## WHAT THE EXERCISE ASKS
Each line from the one containing "Convert this chart to Bokeh code." through the one containing "g.grid_line_alpha = 1.0" must be echoed exactly, endpoints included, and every other line omitted.

## RECORDS SHOWN
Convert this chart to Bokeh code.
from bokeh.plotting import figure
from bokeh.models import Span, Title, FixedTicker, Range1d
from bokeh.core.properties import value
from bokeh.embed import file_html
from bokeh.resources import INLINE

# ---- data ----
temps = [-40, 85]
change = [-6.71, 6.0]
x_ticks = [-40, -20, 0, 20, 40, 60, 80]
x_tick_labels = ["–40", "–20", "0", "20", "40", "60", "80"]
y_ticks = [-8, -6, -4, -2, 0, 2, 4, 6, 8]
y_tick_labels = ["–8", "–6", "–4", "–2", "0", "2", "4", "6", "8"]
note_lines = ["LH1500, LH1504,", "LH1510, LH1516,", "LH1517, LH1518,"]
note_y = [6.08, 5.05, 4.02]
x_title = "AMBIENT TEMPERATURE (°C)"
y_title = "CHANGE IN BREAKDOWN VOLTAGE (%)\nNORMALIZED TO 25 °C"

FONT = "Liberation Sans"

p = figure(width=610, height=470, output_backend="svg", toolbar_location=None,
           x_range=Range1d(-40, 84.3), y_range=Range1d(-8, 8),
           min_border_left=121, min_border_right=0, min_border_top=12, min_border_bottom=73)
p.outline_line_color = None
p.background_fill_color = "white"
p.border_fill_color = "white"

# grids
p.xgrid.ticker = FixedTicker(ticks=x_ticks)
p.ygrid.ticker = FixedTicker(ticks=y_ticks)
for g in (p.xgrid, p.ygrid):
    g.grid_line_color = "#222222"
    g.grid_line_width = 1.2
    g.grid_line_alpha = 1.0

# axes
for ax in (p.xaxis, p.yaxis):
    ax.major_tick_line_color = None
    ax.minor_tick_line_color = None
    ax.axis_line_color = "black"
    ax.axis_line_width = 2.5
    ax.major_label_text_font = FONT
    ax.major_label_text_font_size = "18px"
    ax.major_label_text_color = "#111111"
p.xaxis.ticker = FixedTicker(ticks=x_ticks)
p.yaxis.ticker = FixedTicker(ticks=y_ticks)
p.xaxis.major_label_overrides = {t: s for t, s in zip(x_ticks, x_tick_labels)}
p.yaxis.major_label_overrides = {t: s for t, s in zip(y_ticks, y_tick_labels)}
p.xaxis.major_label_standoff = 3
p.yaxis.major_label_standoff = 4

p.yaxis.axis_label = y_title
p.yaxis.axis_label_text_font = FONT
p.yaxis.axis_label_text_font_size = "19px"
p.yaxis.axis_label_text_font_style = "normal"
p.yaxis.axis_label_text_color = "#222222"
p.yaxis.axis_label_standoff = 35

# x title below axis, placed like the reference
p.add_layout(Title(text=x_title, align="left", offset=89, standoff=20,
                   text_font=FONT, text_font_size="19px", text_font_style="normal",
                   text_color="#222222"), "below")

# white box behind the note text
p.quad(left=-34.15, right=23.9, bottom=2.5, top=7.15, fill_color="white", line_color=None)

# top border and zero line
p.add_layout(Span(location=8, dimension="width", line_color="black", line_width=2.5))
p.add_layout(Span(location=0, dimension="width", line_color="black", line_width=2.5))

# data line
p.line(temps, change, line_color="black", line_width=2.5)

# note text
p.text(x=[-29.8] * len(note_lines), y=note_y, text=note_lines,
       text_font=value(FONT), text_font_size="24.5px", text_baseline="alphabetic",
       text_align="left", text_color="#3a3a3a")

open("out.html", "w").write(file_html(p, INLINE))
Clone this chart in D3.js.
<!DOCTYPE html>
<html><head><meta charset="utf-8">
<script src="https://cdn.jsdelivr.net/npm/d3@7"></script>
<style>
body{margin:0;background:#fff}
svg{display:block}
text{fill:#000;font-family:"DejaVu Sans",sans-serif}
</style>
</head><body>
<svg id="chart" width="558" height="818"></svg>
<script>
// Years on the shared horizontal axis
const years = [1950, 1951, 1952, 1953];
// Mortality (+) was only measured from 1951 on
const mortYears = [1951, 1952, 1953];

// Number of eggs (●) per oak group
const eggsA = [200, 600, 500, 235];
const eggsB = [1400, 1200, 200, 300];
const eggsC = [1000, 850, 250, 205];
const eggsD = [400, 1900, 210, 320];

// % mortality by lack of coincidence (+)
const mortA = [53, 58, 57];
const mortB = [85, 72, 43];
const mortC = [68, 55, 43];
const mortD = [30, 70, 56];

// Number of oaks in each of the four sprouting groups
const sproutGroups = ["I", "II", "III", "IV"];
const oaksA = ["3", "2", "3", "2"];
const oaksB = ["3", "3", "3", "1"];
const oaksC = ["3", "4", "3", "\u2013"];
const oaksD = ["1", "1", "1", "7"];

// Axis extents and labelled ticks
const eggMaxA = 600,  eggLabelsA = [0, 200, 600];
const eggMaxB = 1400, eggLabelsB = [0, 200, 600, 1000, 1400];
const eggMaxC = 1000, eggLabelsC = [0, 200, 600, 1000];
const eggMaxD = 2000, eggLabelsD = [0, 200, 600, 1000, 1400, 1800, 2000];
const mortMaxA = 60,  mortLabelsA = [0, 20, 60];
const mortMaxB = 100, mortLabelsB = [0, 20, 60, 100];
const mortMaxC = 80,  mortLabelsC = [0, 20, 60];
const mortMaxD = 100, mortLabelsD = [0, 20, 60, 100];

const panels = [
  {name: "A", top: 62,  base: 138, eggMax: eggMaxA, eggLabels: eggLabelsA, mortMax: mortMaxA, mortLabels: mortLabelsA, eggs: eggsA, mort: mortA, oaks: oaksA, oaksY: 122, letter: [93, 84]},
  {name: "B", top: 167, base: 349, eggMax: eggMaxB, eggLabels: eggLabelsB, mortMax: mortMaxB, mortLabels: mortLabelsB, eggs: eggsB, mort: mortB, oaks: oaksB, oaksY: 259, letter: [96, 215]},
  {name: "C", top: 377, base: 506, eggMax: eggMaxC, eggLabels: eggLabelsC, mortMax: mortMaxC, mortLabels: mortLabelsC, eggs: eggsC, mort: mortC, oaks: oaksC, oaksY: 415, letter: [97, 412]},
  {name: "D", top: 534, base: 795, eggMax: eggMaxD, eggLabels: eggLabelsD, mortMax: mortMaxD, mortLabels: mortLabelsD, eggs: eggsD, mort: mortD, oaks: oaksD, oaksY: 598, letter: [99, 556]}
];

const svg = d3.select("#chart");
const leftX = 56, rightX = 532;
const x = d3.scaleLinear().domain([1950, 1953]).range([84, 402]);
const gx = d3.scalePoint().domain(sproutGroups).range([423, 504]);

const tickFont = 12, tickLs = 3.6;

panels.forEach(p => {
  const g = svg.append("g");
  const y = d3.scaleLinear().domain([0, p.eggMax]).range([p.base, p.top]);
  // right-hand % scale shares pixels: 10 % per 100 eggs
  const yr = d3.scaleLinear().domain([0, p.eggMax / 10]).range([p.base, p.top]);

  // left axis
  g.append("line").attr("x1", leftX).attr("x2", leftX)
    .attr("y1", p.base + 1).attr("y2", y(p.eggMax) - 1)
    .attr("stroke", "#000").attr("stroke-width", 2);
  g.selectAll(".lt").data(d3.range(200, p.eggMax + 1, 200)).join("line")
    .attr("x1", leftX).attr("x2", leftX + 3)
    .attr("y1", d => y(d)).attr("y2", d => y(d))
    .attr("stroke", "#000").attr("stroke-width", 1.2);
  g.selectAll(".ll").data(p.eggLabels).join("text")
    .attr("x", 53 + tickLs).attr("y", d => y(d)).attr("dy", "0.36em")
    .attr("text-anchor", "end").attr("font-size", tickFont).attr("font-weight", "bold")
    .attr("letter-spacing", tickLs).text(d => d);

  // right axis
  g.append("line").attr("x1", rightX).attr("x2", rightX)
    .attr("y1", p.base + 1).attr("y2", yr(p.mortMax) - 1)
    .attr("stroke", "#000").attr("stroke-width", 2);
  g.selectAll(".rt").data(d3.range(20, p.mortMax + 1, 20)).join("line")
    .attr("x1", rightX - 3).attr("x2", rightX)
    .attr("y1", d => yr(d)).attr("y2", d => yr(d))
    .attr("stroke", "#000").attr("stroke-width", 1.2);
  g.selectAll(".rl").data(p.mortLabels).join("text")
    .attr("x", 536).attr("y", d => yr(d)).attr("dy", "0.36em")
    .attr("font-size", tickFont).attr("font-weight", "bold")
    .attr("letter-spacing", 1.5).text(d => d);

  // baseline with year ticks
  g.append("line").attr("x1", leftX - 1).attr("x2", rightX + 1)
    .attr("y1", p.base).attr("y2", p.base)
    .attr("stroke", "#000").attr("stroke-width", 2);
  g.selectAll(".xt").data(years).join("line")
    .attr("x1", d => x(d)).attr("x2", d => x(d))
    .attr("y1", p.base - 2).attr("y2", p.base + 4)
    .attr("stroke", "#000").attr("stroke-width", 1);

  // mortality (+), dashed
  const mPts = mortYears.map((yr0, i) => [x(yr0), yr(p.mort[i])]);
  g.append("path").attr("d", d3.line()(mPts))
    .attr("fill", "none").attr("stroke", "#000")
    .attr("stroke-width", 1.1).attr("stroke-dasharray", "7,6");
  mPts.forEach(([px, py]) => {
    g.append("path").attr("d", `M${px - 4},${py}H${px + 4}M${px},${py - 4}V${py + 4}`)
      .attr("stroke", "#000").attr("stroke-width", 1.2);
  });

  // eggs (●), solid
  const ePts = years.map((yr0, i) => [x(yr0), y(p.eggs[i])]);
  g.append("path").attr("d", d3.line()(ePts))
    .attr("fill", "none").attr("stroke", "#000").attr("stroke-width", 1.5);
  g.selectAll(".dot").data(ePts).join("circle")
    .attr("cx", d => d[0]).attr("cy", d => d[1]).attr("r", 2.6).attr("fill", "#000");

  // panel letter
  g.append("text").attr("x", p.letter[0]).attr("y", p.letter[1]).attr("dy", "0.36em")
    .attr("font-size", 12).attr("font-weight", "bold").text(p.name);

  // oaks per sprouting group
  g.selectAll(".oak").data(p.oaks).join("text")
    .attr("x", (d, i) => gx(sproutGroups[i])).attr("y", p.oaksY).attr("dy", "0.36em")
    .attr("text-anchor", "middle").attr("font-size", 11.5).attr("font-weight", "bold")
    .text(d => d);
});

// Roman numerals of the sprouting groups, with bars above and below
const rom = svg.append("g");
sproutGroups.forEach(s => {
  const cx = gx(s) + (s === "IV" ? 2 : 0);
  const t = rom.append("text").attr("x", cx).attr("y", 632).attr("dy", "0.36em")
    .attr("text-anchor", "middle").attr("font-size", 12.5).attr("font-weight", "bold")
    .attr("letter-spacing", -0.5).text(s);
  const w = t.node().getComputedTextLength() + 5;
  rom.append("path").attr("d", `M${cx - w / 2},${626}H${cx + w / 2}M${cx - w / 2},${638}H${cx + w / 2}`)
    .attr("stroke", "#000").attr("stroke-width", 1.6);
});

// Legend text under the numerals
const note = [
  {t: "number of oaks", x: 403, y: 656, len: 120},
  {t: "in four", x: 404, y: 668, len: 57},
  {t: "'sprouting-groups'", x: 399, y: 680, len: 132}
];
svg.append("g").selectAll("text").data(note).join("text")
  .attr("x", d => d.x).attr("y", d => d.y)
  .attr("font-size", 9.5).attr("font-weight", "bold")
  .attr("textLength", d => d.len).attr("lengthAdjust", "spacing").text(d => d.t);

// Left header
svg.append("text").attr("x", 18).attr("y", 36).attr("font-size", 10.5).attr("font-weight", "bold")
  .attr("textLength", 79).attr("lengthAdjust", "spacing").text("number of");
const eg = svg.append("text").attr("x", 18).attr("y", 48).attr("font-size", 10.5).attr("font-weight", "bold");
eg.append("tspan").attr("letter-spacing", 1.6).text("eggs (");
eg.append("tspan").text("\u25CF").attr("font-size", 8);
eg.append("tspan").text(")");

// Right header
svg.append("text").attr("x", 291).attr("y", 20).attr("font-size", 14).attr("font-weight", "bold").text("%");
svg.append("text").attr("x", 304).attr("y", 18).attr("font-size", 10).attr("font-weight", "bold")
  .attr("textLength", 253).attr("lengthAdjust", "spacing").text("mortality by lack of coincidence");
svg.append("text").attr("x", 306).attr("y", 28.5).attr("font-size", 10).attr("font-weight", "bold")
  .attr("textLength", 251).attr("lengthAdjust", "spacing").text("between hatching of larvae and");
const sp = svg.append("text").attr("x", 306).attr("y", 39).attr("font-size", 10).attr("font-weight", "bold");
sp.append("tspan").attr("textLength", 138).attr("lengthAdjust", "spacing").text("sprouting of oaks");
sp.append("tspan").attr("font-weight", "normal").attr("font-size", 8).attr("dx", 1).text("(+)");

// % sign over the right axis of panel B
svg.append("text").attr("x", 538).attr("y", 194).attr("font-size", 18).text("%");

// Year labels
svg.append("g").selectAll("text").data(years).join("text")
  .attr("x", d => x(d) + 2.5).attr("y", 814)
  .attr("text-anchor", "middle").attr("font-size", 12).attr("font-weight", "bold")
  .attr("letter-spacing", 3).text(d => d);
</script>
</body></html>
* * *
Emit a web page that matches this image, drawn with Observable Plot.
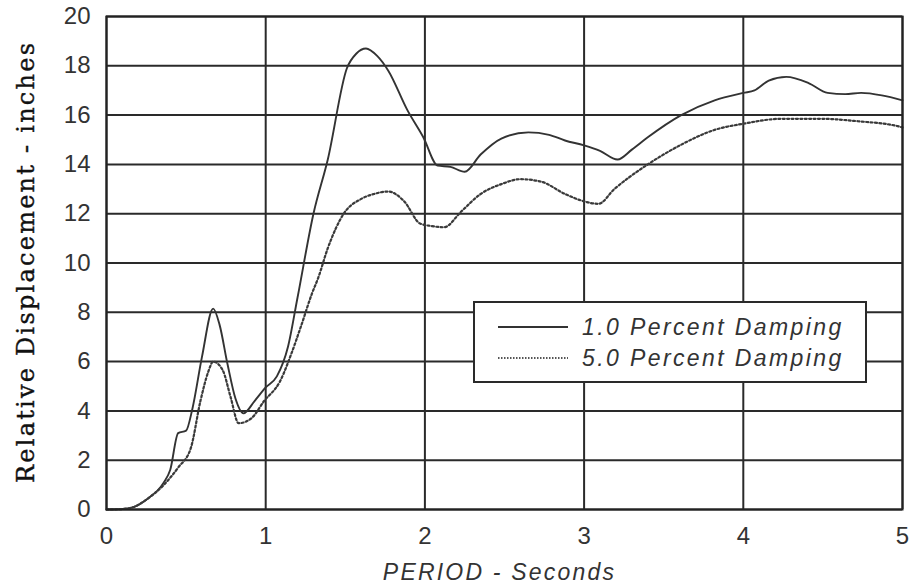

## COMPLETED TASK
Convert this chart to Bokeh code.
from bokeh.plotting import figure
from bokeh.models import Span, Title, FixedTicker, Range1d
from bokeh.core.properties import value
from bokeh.embed import file_html
from bokeh.resources import INLINE

# ---- data ----
temps = [-40, 85]
change = [-6.71, 6.0]
x_ticks = [-40, -20, 0, 20, 40, 60, 80]
x_tick_labels = ["–40", "–20", "0", "20", "40", "60", "80"]
y_ticks = [-8, -6, -4, -2, 0, 2, 4, 6, 8]
y_tick_labels = ["–8", "–6", "–4", "–2", "0", "2", "4", "6", "8"]
note_lines = ["LH1500, LH1504,", "LH1510, LH1516,", "LH1517, LH1518,"]
note_y = [6.08, 5.05, 4.02]
x_title = "AMBIENT TEMPERATURE (°C)"
y_title = "CHANGE IN BREAKDOWN VOLTAGE (%)\nNORMALIZED TO 25 °C"

FONT = "Liberation Sans"

p = figure(width=610, height=470, output_backend="svg", toolbar_location=None,
           x_range=Range1d(-40, 84.3), y_range=Range1d(-8, 8),
           min_border_left=121, min_border_right=0, min_border_top=12, min_border_bottom=73)
p.outline_line_color = None
p.background_fill_color = "white"
p.border_fill_color = "white"

# grids
p.xgrid.ticker = FixedTicker(ticks=x_ticks)
p.ygrid.ticker = FixedTicker(ticks=y_ticks)
for g in (p.xgrid, p.ygrid):
    g.grid_line_color = "#222222"
    g.grid_line_width = 1.2
    g.grid_line_alpha = 1.0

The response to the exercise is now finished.